Source : Agence Fides, 19 mai
N’ayant aucune information fiable sur la situation réelle des Chrétiens qui participent, disent-ils, à la défense de leur pays, je me permets simplement de dire ceci : si, effectivement, il s’agit uniquement pour ceux-ci d’avoir un salaire, il faut appuyer entièrement Mgr Sako, car on ne doit pas user du nom de Chrétiens pour des intérêts purement matériels.

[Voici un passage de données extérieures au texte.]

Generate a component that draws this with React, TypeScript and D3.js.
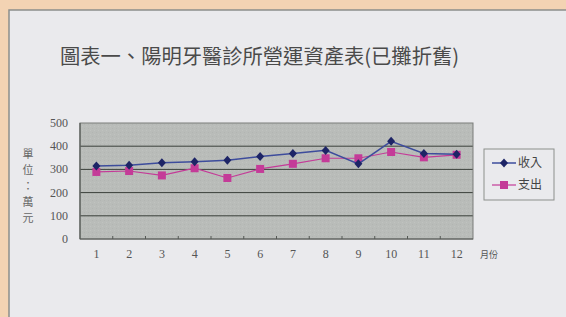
import React from "react";
import * as d3 from "d3";

const months = ["1", "2", "3", "4", "5", "6", "7", "8", "9", "10", "11", "12"];
const income = [315, 318, 329, 333, 339, 356, 369, 382, 324, 421, 369, 365];
const expense = [289, 293, 274, 305, 263, 302, 324, 348, 348, 375, 352, 363];
const yTicks = [0, 100, 200, 300, 400, 500];
const title = "圖表一、陽明牙醫診所營運資產表(已攤折舊)";
const yTitle = ["單", "位", "：", "萬", "元"];
const xTitle = "月份";
const seriesNames = ["收入", "支出"];

export default function App() {
  const W = 566, H = 317;
  const left = 80, right = 473, top = 123, bottom = 239;
  const x = d3.scaleBand<string>().domain(months).range([left, right]);
  const y = d3.scaleLinear().domain([0, 500]).range([bottom, top]);
  const cx = (m: string) => (x(m) as number) + x.bandwidth() / 2;
  const line = d3.line<number>().x((_, i) => cx(months[i])).y((v) => y(v));
  const serif = "'Liberation Serif', 'DejaVu Serif', serif";
  const cjk = "'Noto Sans CJK TC', 'Noto Sans CJK SC', sans-serif";
  const incLine = "#3d4c9c";
  const incMark = "#1d2466";
  const expCol = "#c43b98";

  return (
    <svg width={W} height={H} style={{ position: "absolute", left: 0, top: 0 }}>
      <defs>
        <pattern id="tex" width="4" height="4" patternUnits="userSpaceOnUse">
          <rect width="4" height="4" fill="#b9bcb9" />
          <rect x="0" y="0" width="1" height="1" fill="#b2b5b2" />
          <rect x="2" y="2" width="1" height="1" fill="#c0c3c0" />
        </pattern>
      </defs>
      <rect width={W} height={H} fill="#f3d3b3" />
      <rect x={9} y={10} width={W} height={H} fill="#eaeaed" stroke="#8c8f8c" strokeWidth={1.5} />
      <text x={60} y={64} fontFamily={cjk} fontSize={20.3} fill="#4a4a4a">{title}</text>

      <rect x={left} y={top} width={right - left} height={bottom - top} fill="url(#tex)" />
      {yTicks.map((t) => (
        <g key={t}>
          {t > 0 && t < 500 && (
            <line x1={left} x2={right} y1={y(t)} y2={y(t)} stroke="#3b403b" strokeWidth={1} />
          )}
          <text x={68} y={y(t) + 4} textAnchor="end" fontFamily={serif} fontSize={12} fill="#555">{t}</text>
        </g>
      ))}
      <rect x={left} y={top} width={right - left} height={bottom - top} fill="none" stroke="#7a7d7a" strokeWidth={1} />
      <line x1={left} x2={right} y1={bottom} y2={bottom} stroke="#555955" strokeWidth={1.2} />
      <line x1={left} x2={left} y1={top} y2={bottom} stroke="#555955" strokeWidth={1.2} />
      {months.slice(1).map((m) => (
        <line key={m} x1={x(m) as number} x2={x(m) as number} y1={bottom} y2={bottom - 3} stroke="#555955" />
      ))}
      {months.map((m) => (
        <text key={m} x={cx(m)} y={258} textAnchor="middle" fontFamily={serif} fontSize={12} fill="#555">{m}</text>
      ))}
      <text x={480} y={258} fontFamily={cjk} fontSize={9} fill="#555">{xTitle}</text>
      {yTitle.map((c, i) => (
        <text key={i} x={28} y={158 + i * 16} textAnchor="middle" fontFamily={cjk} fontSize={11} fill="#666">{c}</text>
      ))}

      <path d={line(expense) || ""} fill="none" stroke={expCol} strokeWidth={1.2} />
      {expense.map((v, i) => (
        <rect key={i} x={cx(months[i]) - 4} y={y(v) - 4} width={8} height={8} fill={expCol} />
      ))}
      <path d={line(income) || ""} fill="none" stroke={incLine} strokeWidth={1.5} />
      {income.map((v, i) => (
        <path key={i} d={`M${cx(months[i])},${y(v) - 4.5}l4,4.5l-4,4.5l-4,-4.5z`} fill={incMark} />
      ))}

      <rect x={484} y={149} width={70} height={51} fill="#eaeaed" stroke="#8c8f8c" strokeWidth={1} />
      <line x1={492} x2={516} y1={163} y2={163} stroke={incLine} strokeWidth={1.5} />
      <path d={`M504,158.5l4,4.5l-4,4.5l-4,-4.5z`} fill={incMark} />
      <text x={518} y={167} fontFamily={cjk} fontSize={12} fill="#444">{seriesNames[0]}</text>
      <line x1={492} x2={516} y1={185} y2={185} stroke={expCol} strokeWidth={1.2} />
      <rect x={500} y={181} width={8} height={8} fill={expCol} />
      <text x={518} y={189} fontFamily={cjk} fontSize={12} fill="#444">{seriesNames[1]}</text>
    </svg>
  );
}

Mais s’il s’agit surtout de gens qui (même si un salaire est le bienvenu dans les conditions où vivent les Chrétiens d’Irak) estiment qu’ils ne peuvent laisser à d’autres la totalité de leur défense, d’autant que celle-ci peut alors être gravement défaillante, si Mgr Salko adopte une position principalement politique, voulant surtout que les Chrétiens « s’intégre[nt] aux institutions et suiv[ent] les autorités légitimes qui gouvernent le lieu où ils vivent » – alors qu’il paraît souvent difficile de savoir quelles sont ces autorités légitimes – et si le fond de sa pensée, c’est qu’il ne veut pas d’armées chrétiennes pour défendre les Chrétiens, il faudrait lui demander s’il condamne le pape Saint Pie V, qui a animé une flotte militaire pour défendre la Chrétienté contre les Ottomans, armée qui a été victorieuse à Lépante, avec le secours de Notre-Dame du Rosaire invoquée par des millions de priants.
Certes, ces priants font peut-être actuellement défaut… et c’est là que le bât blesse.